After a few conversations since getting back to the UK, one theme has come up repeatedly:
“We need to improve platform stability.”
It sounds obvious. Almost everyone says it.
But when you dig into it, what people actually mean varies wildly:
- Fewer incidents
- Faster recovery
- Better performance
- Less firefighting
- More predictable delivery
All valid. None sufficient on their own.
Because stability at scale isn’t one thing.
It’s a system of behaviours, ownership, and discipline.
And more importantly, it’s not something you add on later.
It’s something you operate every day.
Stability is not the absence of incidents
This is the first misconception.
If you’re operating any meaningful platform at scale, especially in regulated or high-availability environments, incidents are inevitable.
What matters is:
- how often they happen
- how quickly you detect them
- how effectively you respond
- whether you learn from them
Good organisations don’t pretend incidents won’t happen.
They design for:
fast detection, controlled response, and continuous learning
What good actually looks like
In practice, stable platforms share a set of consistent traits.
1. Clear ownership, everywhere
No ambiguity. No diffusion of responsibility.
Every service, system, and dependency has:
- a clearly named owner
- defined support expectations
- accountability for outcomes
If something breaks, it’s immediately obvious:
👉 who owns it
👉 who fixes it
👉 who explains it
This sounds basic. It’s rarely done properly.
2. Tiered support that actually works
L1, L2, L3 is often implemented, but not enforced.
Good looks like:
- L1 handles triage and known issues
- L2 handles deeper investigation
- L3 handles engineering fixes
And critically:
👉 clear escalation paths with no debate
If engineers are constantly being pulled into noise, stability suffers.
3. Observability that tells you what matters
Dashboards are not observability.
Good platforms have:
- meaningful alerts (not noise)
- clear service health indicators
- visibility aligned to business impact
The question isn’t:
“Is the system up?”
It’s:
“Is the customer experience degraded?”
4. Boring, predictable releases
Stability and chaos are often introduced at deployment time.
Good looks like:
- small, incremental changes
- automated testing that actually protects you
- controlled rollout strategies
- fast rollback capability
No drama. No heroics. No late-night guesswork.
5. Incident management as a discipline
Not ad hoc. Not personality-driven.
Strong organisations have:
- clear incident roles (lead, comms, technical)
- structured response processes
- consistent communication cadence
And most importantly:
👉 calm, controlled execution under pressure
6. Post-incident learning without blame
If your post-mortems are performative or defensive, you’re not improving.
Good looks like:
- honest analysis
- focus on system failures, not individuals
- clear actions that actually get tracked and delivered
Stability improves when learning is real, not political.

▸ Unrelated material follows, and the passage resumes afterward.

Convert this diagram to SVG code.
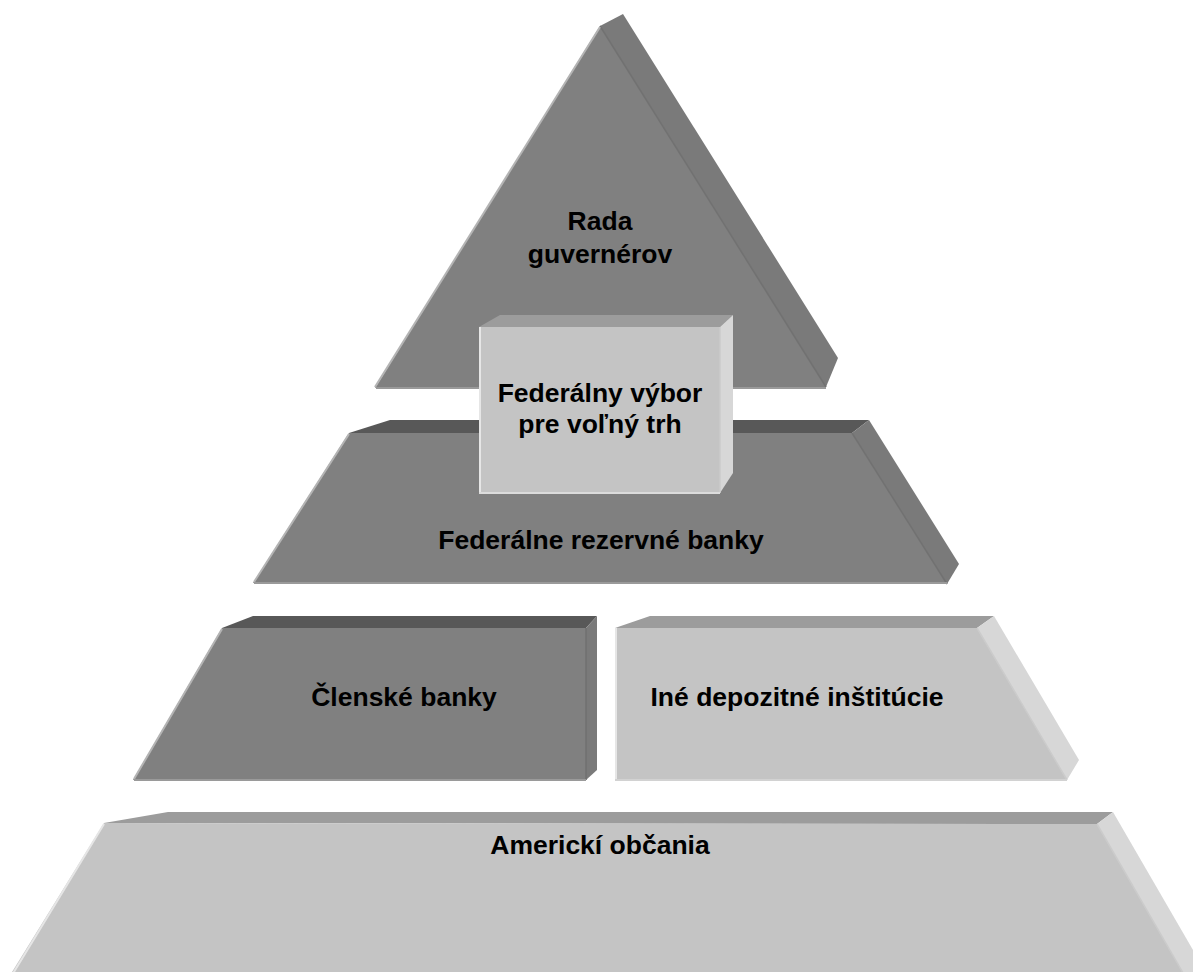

7. Engineering leadership that enforces standards
This is where most organisations fail.
You cannot “encourage” stability.
You have to:
- set expectations
- enforce operating models
- be visible and accountable
- encourage responsibility
This includes:
- saying no to unsafe changes
- slowing down when needed
- prioritising reliability over short-term delivery pressure
The uncomfortable truth
Most instability is not a technical problem.
It’s:
- unclear ownership
- weak operating discipline
- lack of accountability
- tolerance of poor practices
Technology amplifies these issues.
It rarely causes them.
What changes when you get it right
When stability is properly embedded:
- Incidents still happen, but they’re controlled
- Teams are calmer and more focused
- Delivery becomes more predictable
- Leadership has confidence in the platform
- Customers stop noticing your technology (which is the goal)
You move from:
reactive firefighting
to:
controlled, reliable operations at scale
Final thought
Stability is not glamorous.
It doesn’t win awards.
It doesn’t make headlines.
But in any serious platform business, it’s the difference between:
- scaling confidently
- and constantly fighting your own system
And the organisations that get it right tend to look the same:
clear ownership, disciplined execution, and no tolerance for chaos disguised as progress.